Work to complete ::
Report, as a bare number, how many lines contain the string "this".

— start —

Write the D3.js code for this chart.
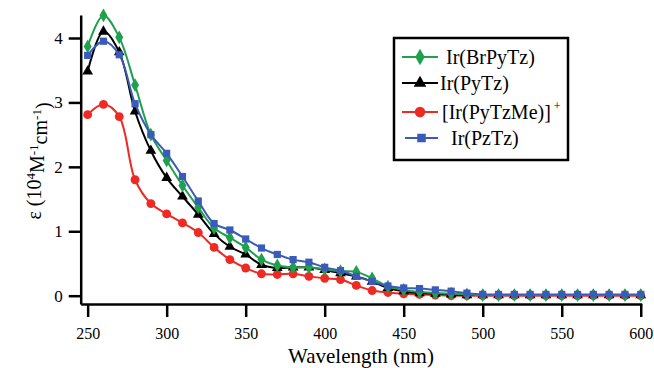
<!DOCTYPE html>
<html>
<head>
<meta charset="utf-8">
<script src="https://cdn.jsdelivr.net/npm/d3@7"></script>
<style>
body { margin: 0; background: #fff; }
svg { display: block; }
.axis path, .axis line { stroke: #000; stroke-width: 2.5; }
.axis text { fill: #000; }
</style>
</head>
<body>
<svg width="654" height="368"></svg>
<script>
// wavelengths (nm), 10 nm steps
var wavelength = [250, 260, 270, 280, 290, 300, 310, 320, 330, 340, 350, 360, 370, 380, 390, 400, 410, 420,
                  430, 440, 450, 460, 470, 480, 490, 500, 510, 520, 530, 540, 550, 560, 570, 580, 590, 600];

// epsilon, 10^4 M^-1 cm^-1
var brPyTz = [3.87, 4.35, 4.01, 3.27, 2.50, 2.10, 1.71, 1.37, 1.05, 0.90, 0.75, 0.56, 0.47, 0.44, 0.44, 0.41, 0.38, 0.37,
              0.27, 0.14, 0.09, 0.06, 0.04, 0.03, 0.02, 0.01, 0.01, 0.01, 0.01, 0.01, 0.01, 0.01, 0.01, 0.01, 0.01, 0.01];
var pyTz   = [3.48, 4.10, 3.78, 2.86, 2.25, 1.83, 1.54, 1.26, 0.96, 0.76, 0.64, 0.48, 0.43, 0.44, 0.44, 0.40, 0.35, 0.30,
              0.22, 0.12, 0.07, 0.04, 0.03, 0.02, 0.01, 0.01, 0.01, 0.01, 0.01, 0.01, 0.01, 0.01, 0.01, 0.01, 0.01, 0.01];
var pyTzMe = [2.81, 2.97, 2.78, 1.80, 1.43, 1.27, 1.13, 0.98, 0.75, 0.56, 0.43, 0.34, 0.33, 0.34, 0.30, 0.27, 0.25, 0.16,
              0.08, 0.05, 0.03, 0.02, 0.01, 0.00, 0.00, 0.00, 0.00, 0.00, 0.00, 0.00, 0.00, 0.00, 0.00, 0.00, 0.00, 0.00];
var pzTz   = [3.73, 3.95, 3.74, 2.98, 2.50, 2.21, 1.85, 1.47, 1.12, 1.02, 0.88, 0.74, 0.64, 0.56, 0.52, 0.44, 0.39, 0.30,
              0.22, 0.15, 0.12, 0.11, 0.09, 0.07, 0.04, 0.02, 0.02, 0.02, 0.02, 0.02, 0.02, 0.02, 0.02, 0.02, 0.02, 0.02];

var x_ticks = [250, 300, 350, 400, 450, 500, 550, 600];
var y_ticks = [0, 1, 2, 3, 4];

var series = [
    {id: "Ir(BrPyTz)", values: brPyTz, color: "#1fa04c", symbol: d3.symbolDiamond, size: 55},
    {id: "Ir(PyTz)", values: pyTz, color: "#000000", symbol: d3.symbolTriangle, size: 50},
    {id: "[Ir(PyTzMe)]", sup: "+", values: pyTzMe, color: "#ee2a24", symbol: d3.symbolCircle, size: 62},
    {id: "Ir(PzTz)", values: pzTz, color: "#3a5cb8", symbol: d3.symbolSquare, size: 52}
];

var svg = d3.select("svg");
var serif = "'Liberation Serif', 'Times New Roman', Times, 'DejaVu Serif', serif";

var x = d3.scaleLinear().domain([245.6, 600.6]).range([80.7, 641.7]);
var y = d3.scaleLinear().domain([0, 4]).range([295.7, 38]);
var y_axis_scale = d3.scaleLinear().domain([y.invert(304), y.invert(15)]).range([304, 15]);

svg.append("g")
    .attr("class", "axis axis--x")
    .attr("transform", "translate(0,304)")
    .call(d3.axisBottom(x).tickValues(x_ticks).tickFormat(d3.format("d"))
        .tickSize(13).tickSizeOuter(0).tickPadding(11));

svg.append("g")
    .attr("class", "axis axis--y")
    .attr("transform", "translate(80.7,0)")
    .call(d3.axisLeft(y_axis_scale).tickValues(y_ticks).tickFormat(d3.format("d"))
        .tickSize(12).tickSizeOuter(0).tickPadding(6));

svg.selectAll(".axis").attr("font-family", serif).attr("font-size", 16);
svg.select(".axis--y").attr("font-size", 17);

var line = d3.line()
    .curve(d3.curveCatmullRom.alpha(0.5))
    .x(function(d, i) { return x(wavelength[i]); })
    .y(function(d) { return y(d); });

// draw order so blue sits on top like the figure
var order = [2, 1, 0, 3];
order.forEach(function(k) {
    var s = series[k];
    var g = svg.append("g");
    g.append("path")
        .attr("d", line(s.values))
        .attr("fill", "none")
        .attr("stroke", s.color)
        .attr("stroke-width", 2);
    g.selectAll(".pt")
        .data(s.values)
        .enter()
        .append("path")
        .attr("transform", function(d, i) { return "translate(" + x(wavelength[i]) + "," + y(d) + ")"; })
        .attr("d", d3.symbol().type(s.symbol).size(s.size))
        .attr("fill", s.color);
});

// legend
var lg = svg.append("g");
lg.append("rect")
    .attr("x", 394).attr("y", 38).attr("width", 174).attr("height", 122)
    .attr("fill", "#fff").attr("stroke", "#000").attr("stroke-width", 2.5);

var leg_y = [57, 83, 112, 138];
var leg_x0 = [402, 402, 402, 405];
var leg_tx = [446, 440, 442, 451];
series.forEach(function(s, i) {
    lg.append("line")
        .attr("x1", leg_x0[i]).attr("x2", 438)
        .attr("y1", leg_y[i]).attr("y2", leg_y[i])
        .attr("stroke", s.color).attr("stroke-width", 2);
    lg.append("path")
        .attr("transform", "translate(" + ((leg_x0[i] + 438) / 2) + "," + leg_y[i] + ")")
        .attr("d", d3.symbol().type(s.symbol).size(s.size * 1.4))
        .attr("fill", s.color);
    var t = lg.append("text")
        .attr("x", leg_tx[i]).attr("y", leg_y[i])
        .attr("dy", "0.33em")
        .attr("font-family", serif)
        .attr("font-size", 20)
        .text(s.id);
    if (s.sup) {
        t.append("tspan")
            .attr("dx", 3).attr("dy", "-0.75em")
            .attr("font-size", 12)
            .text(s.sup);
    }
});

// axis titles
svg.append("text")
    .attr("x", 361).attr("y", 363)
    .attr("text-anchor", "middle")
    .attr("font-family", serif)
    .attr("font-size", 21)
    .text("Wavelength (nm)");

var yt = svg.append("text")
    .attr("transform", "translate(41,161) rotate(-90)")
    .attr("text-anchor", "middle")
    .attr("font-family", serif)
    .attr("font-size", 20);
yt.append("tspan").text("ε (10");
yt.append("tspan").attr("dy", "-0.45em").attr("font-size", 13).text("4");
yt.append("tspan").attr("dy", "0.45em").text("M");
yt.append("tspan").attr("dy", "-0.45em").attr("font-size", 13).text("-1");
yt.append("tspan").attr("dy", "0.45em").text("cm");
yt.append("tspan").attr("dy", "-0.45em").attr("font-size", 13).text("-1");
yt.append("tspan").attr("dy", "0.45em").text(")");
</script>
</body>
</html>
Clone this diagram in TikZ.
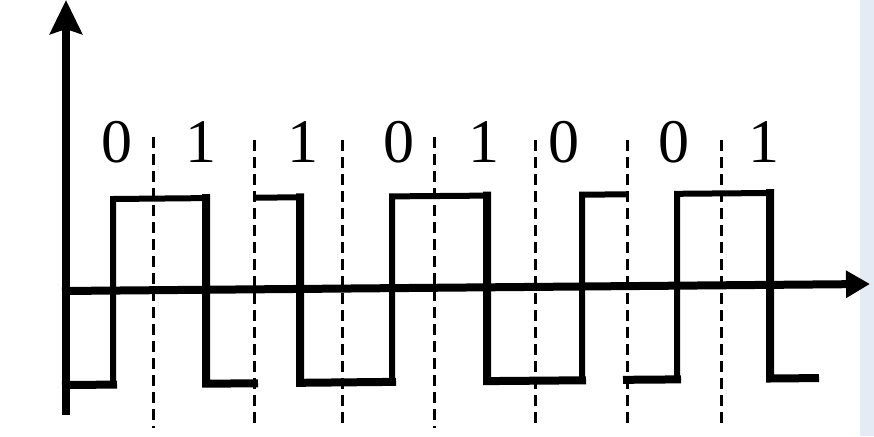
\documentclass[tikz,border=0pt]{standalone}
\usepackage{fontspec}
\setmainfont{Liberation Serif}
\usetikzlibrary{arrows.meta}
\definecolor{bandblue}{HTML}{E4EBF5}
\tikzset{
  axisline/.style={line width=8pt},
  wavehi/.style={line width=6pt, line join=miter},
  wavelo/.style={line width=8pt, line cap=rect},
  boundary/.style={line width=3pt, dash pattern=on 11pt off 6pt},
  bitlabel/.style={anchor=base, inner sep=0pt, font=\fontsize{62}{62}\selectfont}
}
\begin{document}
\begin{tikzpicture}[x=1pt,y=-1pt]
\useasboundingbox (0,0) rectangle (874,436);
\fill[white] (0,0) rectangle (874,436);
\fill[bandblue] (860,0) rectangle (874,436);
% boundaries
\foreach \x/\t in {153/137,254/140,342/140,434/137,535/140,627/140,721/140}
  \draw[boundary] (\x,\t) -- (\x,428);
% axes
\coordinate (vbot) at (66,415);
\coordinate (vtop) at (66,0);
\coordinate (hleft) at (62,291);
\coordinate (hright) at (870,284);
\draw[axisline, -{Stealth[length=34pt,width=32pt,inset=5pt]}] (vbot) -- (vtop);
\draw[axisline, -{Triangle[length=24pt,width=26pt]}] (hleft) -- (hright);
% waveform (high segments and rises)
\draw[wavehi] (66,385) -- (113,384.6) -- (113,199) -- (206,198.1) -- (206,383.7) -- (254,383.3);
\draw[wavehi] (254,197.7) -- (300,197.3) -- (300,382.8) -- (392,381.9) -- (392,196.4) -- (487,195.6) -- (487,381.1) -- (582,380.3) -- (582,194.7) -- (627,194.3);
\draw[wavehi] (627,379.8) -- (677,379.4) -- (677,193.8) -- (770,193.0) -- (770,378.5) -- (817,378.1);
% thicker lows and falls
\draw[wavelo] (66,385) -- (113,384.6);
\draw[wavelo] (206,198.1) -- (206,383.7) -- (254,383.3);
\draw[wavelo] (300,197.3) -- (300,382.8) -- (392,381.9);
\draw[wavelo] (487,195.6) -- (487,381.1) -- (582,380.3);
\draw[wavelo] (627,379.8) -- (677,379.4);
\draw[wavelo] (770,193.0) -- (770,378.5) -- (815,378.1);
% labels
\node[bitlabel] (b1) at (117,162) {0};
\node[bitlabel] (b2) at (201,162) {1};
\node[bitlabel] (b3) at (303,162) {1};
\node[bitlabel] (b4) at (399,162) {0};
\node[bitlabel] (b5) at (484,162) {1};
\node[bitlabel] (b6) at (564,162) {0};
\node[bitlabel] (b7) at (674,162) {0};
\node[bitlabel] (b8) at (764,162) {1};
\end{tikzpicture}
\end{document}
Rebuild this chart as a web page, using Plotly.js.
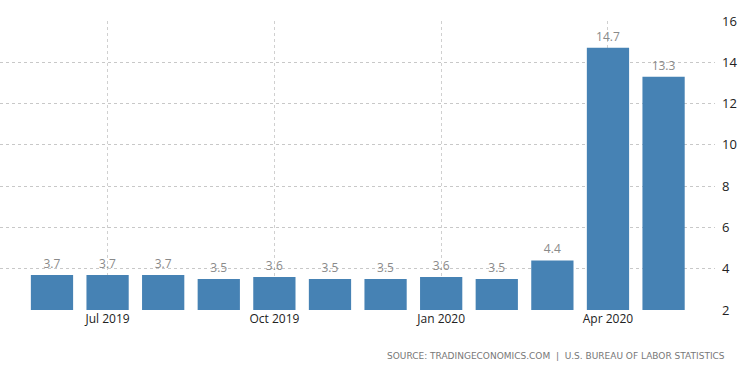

— end —

Worked solution ::
3